AIM: Give again, verbatim, the lines between the line that contains "Write a Python" and the line that contains "from matplotlib.ticker import", counting both ends. Pictures are excluded from the copy.

RECORDS SHOWN:
※
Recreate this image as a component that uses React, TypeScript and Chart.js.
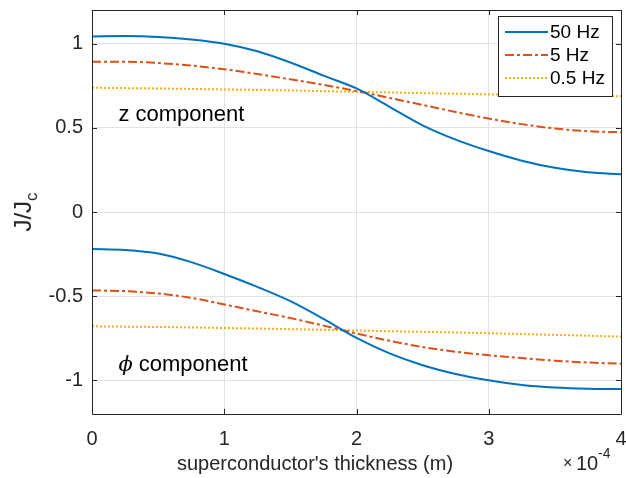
※
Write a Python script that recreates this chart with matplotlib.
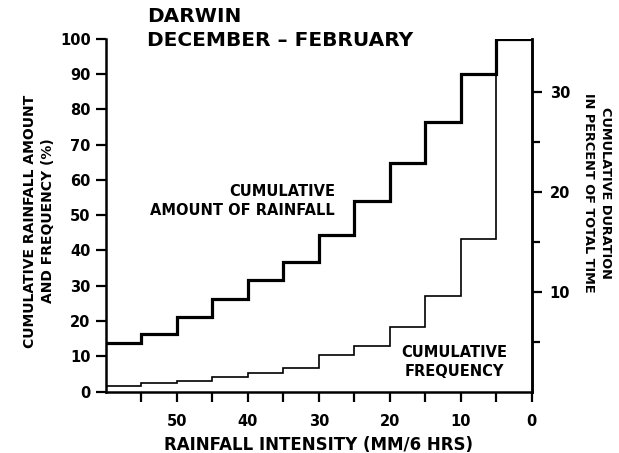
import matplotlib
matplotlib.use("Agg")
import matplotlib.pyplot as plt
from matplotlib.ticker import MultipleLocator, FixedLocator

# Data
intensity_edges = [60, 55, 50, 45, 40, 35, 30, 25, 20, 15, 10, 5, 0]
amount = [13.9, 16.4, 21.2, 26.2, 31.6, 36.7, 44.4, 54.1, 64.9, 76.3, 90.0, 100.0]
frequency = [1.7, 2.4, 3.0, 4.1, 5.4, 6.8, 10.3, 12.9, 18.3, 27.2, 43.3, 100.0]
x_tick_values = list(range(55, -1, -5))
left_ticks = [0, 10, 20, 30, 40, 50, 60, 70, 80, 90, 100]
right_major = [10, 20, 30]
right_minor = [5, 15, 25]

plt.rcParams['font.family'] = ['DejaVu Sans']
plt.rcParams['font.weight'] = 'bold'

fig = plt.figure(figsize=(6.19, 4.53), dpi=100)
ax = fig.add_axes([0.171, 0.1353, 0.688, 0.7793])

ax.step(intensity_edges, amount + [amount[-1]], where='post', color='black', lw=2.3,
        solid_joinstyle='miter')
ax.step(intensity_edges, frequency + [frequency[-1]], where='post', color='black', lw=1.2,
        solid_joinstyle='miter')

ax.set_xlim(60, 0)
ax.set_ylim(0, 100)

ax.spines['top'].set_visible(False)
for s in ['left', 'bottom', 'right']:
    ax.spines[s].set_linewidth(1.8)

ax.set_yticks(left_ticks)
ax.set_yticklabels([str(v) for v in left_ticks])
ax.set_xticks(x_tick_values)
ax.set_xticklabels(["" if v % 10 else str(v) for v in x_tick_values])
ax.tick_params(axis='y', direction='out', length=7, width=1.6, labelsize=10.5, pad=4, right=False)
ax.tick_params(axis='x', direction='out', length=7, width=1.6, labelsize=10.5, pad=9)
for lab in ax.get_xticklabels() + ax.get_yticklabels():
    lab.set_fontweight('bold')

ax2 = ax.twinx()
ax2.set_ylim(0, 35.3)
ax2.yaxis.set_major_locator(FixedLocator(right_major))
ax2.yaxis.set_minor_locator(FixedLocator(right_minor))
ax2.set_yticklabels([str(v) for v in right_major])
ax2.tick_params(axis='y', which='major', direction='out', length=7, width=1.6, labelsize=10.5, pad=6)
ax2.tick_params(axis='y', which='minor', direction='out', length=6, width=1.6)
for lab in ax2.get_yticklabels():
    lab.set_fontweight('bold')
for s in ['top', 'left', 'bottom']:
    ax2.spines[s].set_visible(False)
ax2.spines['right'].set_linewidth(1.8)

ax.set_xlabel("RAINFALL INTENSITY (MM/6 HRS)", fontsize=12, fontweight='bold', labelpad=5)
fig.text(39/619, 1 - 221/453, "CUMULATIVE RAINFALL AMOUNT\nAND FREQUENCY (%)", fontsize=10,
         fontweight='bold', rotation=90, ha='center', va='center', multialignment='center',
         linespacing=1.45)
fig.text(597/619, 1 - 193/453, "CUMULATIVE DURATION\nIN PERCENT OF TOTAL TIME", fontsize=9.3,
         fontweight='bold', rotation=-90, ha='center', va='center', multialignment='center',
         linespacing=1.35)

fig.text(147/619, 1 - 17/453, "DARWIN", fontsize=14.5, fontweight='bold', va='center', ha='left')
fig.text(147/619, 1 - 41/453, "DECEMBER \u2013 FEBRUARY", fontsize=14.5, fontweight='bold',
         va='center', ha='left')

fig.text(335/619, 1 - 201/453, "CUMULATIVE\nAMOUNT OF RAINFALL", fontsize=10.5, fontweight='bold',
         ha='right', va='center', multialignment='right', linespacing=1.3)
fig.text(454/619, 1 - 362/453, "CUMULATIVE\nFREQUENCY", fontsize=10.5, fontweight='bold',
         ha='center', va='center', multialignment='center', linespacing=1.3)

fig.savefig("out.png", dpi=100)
※
SOLUTION TO THIS TASK:
Write a Python script that recreates this chart with matplotlib.
import matplotlib
matplotlib.use("Agg")
import matplotlib.pyplot as plt
from matplotlib.ticker import MultipleLocator, FixedLocator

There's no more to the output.